Return only the stretch of the material below that begins with the line containing "Rebuild this chart" and ends with the line containing "-21.25, -23.22, -25.29, -27.44, -29.67]", exactly; both of those lines belong to it.
* Begin *
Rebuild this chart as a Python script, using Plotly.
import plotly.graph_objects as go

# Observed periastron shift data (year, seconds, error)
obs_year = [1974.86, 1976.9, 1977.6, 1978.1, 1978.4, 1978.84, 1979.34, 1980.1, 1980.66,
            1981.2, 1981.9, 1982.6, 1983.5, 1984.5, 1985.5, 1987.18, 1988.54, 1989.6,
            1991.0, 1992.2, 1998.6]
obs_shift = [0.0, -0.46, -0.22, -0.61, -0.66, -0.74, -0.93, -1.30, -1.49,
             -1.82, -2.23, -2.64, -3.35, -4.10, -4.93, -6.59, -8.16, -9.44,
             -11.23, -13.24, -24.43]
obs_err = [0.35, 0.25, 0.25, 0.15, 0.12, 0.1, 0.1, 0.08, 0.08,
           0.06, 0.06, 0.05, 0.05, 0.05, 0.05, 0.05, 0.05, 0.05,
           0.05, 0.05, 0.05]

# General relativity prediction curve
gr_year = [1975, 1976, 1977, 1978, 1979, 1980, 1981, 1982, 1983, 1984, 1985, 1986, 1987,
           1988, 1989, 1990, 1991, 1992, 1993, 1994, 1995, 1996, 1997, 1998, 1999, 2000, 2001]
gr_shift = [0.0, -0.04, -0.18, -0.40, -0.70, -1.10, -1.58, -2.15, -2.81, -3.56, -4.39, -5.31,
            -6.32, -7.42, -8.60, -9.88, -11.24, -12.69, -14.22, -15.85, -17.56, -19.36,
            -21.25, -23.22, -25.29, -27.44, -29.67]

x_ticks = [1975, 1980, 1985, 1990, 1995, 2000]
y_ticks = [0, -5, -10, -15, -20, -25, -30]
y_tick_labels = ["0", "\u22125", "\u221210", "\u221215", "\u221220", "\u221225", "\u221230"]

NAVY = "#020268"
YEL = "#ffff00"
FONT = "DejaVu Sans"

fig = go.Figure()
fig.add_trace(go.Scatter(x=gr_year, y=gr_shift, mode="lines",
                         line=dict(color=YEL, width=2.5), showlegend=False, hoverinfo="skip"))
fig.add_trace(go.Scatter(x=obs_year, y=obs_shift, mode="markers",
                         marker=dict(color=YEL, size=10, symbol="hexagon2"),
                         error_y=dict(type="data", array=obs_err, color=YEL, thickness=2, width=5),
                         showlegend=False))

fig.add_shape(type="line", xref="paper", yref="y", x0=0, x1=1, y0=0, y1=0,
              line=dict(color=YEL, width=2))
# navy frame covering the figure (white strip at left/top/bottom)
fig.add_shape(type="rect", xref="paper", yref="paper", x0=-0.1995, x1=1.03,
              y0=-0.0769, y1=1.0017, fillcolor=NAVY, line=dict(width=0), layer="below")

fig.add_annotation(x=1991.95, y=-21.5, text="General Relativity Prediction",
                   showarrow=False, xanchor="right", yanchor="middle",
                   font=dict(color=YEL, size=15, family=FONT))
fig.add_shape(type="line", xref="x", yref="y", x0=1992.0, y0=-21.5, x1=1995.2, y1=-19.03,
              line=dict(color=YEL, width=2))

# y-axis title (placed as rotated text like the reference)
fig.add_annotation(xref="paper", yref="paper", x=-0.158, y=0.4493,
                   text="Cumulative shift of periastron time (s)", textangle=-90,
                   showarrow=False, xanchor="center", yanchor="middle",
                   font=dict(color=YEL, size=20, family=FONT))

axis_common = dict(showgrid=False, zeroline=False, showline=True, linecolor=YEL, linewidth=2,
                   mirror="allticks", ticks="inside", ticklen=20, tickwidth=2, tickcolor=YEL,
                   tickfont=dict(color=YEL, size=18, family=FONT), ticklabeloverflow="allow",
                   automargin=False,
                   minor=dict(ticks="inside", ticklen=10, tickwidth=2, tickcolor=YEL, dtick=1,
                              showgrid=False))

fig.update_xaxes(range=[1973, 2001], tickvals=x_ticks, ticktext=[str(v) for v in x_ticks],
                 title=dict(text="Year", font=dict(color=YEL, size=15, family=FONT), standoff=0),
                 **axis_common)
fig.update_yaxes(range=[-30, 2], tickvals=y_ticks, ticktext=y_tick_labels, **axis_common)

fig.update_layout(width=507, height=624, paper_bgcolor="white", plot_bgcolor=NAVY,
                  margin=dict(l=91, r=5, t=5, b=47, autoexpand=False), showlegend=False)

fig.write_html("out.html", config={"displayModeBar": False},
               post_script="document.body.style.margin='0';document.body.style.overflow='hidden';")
* End *
* Begin *
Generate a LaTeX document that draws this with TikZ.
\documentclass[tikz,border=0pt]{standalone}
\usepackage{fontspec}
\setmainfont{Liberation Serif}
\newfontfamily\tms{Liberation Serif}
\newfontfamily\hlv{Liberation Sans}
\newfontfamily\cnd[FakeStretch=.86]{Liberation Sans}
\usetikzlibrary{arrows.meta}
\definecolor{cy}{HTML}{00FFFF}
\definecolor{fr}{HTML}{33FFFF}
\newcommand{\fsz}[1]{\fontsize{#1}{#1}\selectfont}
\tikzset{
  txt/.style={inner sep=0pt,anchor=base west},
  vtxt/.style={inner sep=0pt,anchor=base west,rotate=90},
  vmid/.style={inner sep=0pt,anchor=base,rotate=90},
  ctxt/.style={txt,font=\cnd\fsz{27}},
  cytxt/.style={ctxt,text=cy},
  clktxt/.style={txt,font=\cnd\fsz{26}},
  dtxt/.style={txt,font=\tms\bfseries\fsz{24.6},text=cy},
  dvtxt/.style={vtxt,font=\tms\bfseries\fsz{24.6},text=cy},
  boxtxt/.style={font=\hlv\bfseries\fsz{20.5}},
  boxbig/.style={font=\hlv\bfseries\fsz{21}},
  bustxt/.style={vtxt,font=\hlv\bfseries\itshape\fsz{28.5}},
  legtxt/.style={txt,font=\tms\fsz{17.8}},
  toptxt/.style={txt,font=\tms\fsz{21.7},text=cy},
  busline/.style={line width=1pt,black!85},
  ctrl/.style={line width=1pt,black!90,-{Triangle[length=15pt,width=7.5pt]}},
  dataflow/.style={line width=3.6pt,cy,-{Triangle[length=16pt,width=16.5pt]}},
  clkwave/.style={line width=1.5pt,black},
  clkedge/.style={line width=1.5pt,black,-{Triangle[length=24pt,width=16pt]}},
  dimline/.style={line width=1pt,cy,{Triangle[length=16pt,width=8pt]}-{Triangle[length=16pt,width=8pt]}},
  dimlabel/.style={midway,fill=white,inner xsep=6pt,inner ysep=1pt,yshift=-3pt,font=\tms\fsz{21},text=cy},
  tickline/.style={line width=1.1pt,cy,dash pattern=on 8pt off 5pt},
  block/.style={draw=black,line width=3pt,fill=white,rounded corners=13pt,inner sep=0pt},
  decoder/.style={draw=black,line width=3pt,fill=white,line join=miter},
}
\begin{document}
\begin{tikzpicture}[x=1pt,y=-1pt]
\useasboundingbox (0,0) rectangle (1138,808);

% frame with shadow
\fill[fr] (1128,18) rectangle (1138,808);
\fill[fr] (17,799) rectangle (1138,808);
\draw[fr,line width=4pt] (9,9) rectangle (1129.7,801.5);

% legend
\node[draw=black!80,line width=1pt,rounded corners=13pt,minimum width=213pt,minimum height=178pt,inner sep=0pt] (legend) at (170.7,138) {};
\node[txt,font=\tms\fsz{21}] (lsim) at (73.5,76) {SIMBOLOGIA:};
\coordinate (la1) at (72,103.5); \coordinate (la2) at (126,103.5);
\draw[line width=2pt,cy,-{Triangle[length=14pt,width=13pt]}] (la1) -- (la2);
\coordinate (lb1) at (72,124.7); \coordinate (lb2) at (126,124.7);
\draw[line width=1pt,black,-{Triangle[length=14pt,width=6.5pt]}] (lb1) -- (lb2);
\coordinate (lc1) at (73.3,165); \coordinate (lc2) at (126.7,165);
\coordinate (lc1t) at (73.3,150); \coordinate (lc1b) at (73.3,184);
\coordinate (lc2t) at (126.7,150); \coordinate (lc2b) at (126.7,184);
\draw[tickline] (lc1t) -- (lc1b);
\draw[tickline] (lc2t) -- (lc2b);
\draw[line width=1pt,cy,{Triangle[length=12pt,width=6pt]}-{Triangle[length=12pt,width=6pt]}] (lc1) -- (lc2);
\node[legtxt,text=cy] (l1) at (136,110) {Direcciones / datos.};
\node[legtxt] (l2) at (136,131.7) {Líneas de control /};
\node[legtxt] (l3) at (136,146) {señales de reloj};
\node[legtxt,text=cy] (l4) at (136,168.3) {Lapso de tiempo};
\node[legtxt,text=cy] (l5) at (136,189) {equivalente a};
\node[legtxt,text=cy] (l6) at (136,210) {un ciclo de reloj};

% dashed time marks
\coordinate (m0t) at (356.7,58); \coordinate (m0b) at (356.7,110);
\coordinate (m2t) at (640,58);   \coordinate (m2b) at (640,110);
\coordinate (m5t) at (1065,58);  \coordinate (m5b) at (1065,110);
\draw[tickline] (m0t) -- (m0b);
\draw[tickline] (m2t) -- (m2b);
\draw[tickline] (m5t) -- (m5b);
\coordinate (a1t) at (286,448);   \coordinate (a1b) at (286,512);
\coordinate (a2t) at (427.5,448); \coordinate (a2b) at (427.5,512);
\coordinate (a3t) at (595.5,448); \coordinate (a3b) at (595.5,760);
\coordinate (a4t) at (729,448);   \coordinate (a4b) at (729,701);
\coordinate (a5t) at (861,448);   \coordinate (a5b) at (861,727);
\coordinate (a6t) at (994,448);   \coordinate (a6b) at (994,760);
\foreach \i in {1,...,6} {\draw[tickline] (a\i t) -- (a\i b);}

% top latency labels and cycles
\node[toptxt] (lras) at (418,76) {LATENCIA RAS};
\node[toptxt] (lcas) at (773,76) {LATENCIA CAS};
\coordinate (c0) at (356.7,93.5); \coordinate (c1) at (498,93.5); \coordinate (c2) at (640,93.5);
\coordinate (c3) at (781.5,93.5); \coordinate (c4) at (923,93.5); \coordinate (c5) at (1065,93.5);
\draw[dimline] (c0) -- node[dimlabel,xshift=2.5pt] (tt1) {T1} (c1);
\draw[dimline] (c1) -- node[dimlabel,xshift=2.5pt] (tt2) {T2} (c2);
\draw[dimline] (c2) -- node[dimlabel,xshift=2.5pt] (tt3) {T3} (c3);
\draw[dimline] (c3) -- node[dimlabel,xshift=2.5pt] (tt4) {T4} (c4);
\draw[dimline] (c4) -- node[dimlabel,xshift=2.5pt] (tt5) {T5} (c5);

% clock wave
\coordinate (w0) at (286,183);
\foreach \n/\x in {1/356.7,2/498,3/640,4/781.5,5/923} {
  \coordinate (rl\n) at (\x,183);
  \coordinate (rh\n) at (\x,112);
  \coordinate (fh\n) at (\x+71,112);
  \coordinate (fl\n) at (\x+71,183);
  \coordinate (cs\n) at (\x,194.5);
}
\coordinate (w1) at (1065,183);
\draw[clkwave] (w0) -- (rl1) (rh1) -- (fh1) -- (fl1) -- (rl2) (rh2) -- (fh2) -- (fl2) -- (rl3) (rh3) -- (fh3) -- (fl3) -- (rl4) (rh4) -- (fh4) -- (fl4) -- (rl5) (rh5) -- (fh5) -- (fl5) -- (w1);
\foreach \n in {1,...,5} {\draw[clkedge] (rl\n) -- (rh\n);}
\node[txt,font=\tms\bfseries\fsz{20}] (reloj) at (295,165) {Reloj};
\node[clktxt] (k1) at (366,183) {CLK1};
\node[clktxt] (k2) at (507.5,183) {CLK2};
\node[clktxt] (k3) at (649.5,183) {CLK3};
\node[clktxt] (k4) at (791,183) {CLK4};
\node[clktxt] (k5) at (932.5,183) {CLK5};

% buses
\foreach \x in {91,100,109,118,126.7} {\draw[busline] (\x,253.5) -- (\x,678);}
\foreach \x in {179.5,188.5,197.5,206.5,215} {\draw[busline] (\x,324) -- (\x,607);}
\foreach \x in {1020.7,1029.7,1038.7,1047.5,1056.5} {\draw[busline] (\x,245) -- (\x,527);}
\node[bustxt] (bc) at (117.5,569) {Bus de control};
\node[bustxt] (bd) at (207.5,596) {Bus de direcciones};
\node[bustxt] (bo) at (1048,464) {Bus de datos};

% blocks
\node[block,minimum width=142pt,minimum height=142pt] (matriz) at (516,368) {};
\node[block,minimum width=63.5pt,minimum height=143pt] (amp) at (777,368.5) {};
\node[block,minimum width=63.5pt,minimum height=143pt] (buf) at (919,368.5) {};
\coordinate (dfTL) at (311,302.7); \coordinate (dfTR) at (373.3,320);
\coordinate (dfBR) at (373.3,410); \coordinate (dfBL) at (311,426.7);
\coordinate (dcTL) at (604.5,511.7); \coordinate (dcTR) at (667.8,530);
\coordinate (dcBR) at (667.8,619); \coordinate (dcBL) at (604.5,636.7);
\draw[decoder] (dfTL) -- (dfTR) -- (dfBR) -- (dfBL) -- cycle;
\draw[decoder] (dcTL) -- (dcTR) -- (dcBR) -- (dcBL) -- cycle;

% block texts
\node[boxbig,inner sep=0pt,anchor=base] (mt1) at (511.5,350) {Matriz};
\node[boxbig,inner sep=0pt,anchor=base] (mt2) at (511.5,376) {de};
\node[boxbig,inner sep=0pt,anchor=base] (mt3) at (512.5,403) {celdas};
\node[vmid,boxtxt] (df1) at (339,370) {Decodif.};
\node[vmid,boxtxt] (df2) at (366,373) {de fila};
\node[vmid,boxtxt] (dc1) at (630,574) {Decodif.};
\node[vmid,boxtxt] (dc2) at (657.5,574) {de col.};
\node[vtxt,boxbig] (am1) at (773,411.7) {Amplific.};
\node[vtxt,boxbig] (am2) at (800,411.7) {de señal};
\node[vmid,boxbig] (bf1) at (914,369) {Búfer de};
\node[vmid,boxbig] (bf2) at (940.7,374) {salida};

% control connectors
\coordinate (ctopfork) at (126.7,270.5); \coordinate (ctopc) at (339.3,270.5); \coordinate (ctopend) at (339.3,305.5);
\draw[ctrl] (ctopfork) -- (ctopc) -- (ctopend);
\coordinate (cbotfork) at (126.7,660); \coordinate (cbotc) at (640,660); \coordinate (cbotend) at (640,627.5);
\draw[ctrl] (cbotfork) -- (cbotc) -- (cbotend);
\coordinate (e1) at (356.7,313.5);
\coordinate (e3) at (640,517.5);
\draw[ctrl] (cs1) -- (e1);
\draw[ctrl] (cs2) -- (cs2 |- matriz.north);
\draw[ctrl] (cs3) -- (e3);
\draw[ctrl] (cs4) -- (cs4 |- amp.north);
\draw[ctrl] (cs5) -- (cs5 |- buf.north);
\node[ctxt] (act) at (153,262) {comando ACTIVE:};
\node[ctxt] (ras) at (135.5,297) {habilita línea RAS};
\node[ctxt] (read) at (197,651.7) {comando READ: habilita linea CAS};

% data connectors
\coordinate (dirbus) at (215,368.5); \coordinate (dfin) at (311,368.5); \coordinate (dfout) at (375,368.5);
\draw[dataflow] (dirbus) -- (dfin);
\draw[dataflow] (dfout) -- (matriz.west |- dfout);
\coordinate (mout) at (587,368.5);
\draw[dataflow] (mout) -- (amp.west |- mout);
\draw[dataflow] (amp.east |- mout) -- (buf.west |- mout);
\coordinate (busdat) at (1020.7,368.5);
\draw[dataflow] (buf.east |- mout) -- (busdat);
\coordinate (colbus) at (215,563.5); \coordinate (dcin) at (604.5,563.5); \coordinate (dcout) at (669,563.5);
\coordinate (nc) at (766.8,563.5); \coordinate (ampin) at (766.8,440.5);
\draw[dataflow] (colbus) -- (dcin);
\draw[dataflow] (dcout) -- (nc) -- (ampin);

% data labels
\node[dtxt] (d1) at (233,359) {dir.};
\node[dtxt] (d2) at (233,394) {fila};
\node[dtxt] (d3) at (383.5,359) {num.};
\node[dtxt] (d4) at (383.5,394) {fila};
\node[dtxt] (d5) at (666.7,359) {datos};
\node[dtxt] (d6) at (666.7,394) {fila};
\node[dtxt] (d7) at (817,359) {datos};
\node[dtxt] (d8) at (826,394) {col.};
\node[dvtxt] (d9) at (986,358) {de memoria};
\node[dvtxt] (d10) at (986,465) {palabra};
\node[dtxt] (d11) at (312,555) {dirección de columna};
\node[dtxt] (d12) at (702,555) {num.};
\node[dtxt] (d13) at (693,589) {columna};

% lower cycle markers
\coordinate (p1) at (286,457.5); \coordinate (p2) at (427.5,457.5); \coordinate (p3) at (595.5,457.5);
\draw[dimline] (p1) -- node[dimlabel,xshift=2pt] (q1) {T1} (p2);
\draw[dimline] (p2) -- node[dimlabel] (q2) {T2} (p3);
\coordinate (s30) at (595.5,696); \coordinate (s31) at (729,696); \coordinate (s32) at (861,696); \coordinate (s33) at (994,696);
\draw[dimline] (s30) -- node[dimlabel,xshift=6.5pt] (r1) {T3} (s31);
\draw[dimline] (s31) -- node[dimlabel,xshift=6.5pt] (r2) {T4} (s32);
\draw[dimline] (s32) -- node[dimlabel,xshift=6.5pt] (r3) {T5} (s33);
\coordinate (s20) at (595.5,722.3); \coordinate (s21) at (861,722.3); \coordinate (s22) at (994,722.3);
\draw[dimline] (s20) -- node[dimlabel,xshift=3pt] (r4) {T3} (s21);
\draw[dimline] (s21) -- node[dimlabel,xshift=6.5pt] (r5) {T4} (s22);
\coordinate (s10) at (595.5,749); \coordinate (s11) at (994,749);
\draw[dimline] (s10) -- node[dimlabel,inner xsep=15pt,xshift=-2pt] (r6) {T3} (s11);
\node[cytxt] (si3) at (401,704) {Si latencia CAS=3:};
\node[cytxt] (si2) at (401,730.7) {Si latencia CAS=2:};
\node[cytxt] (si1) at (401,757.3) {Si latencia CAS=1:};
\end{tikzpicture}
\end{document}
* End *
**Full response:**
Rebuild this chart as a Python script, using Plotly.
import plotly.graph_objects as go

# Observed periastron shift data (year, seconds, error)
obs_year = [1974.86, 1976.9, 1977.6, 1978.1, 1978.4, 1978.84, 1979.34, 1980.1, 1980.66,
            1981.2, 1981.9, 1982.6, 1983.5, 1984.5, 1985.5, 1987.18, 1988.54, 1989.6,
            1991.0, 1992.2, 1998.6]
obs_shift = [0.0, -0.46, -0.22, -0.61, -0.66, -0.74, -0.93, -1.30, -1.49,
             -1.82, -2.23, -2.64, -3.35, -4.10, -4.93, -6.59, -8.16, -9.44,
             -11.23, -13.24, -24.43]
obs_err = [0.35, 0.25, 0.25, 0.15, 0.12, 0.1, 0.1, 0.08, 0.08,
           0.06, 0.06, 0.05, 0.05, 0.05, 0.05, 0.05, 0.05, 0.05,
           0.05, 0.05, 0.05]

# General relativity prediction curve
gr_year = [1975, 1976, 1977, 1978, 1979, 1980, 1981, 1982, 1983, 1984, 1985, 1986, 1987,
           1988, 1989, 1990, 1991, 1992, 1993, 1994, 1995, 1996, 1997, 1998, 1999, 2000, 2001]
gr_shift = [0.0, -0.04, -0.18, -0.40, -0.70, -1.10, -1.58, -2.15, -2.81, -3.56, -4.39, -5.31,
            -6.32, -7.42, -8.60, -9.88, -11.24, -12.69, -14.22, -15.85, -17.56, -19.36,
            -21.25, -23.22, -25.29, -27.44, -29.67]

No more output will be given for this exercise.